[Stated exercise] An exact reproduction of the records is required, with all images left out.

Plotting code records
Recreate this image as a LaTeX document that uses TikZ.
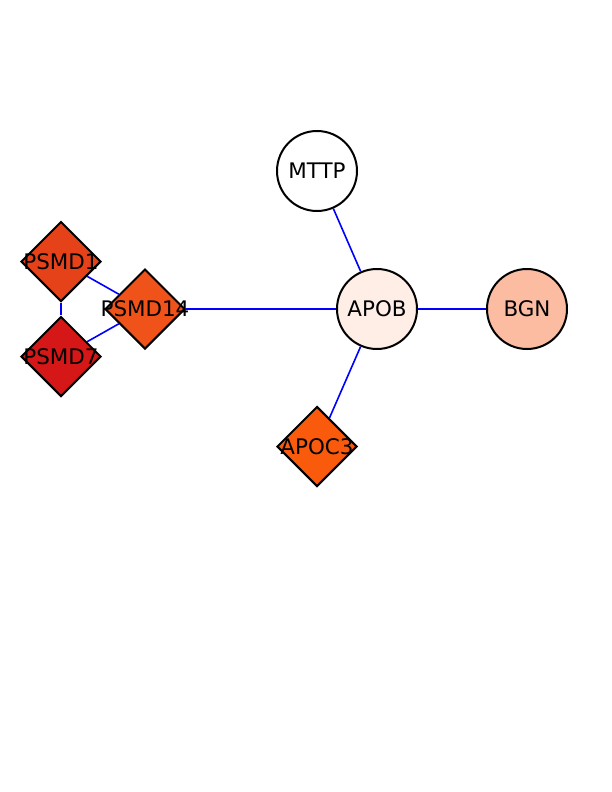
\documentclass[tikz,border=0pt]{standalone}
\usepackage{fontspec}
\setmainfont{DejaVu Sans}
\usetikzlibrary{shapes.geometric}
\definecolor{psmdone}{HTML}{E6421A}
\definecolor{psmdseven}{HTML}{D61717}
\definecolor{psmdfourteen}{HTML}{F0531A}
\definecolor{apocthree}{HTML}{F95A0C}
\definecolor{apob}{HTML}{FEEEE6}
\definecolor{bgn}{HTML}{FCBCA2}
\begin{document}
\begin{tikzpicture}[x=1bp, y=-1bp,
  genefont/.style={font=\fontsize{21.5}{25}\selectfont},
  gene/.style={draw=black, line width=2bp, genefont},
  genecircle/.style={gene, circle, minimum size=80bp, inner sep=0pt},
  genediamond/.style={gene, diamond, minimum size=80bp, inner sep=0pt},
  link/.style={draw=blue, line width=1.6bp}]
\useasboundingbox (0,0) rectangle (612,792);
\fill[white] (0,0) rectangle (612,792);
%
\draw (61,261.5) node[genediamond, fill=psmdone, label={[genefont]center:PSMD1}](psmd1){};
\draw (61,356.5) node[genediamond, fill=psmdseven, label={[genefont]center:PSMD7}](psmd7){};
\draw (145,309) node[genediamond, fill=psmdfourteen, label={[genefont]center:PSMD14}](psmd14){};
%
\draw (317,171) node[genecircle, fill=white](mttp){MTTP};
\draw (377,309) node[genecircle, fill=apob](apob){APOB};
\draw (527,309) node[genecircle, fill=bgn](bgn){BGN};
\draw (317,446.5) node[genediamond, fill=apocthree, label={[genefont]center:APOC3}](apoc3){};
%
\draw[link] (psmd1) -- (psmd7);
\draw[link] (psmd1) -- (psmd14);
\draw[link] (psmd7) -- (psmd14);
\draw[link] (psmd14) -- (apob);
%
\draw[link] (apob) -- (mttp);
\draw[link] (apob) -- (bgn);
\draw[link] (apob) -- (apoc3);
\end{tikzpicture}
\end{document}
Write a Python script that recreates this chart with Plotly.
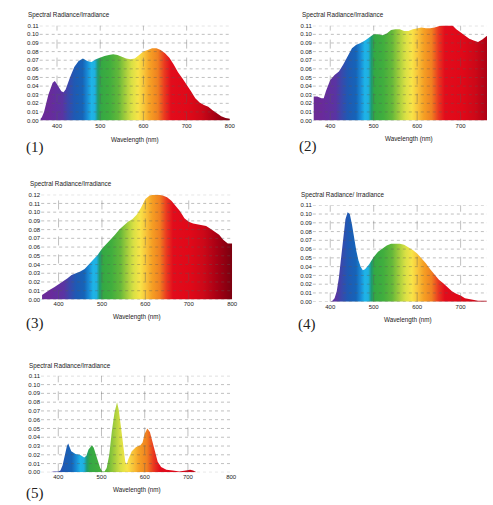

[Result]
Recreate this image as a LaTeX document that uses TikZ.
\documentclass[tikz,border=0pt]{standalone}
\usepackage{fontspec}
\setmainfont{DejaVu Sans}
\usetikzlibrary{shapes.geometric}
\definecolor{psmdone}{HTML}{E6421A}
\definecolor{psmdseven}{HTML}{D61717}
\definecolor{psmdfourteen}{HTML}{F0531A}
\definecolor{apocthree}{HTML}{F95A0C}
\definecolor{apob}{HTML}{FEEEE6}
\definecolor{bgn}{HTML}{FCBCA2}
\begin{document}
\begin{tikzpicture}[x=1bp, y=-1bp,
  genefont/.style={font=\fontsize{21.5}{25}\selectfont},
  gene/.style={draw=black, line width=2bp, genefont},
  genecircle/.style={gene, circle, minimum size=80bp, inner sep=0pt},
  genediamond/.style={gene, diamond, minimum size=80bp, inner sep=0pt},
  link/.style={draw=blue, line width=1.6bp}]
\useasboundingbox (0,0) rectangle (612,792);
\fill[white] (0,0) rectangle (612,792);
%
\draw (61,261.5) node[genediamond, fill=psmdone, label={[genefont]center:PSMD1}](psmd1){};
\draw (61,356.5) node[genediamond, fill=psmdseven, label={[genefont]center:PSMD7}](psmd7){};
\draw (145,309) node[genediamond, fill=psmdfourteen, label={[genefont]center:PSMD14}](psmd14){};
%
\draw (317,171) node[genecircle, fill=white](mttp){MTTP};
\draw (377,309) node[genecircle, fill=apob](apob){APOB};
\draw (527,309) node[genecircle, fill=bgn](bgn){BGN};
\draw (317,446.5) node[genediamond, fill=apocthree, label={[genefont]center:APOC3}](apoc3){};
%
\draw[link] (psmd1) -- (psmd7);
\draw[link] (psmd1) -- (psmd14);
\draw[link] (psmd7) -- (psmd14);
\draw[link] (psmd14) -- (apob);
%
\draw[link] (apob) -- (mttp);
\draw[link] (apob) -- (bgn);
\draw[link] (apob) -- (apoc3);
\end{tikzpicture}
\end{document}
Write a Python script that recreates this chart with Plotly.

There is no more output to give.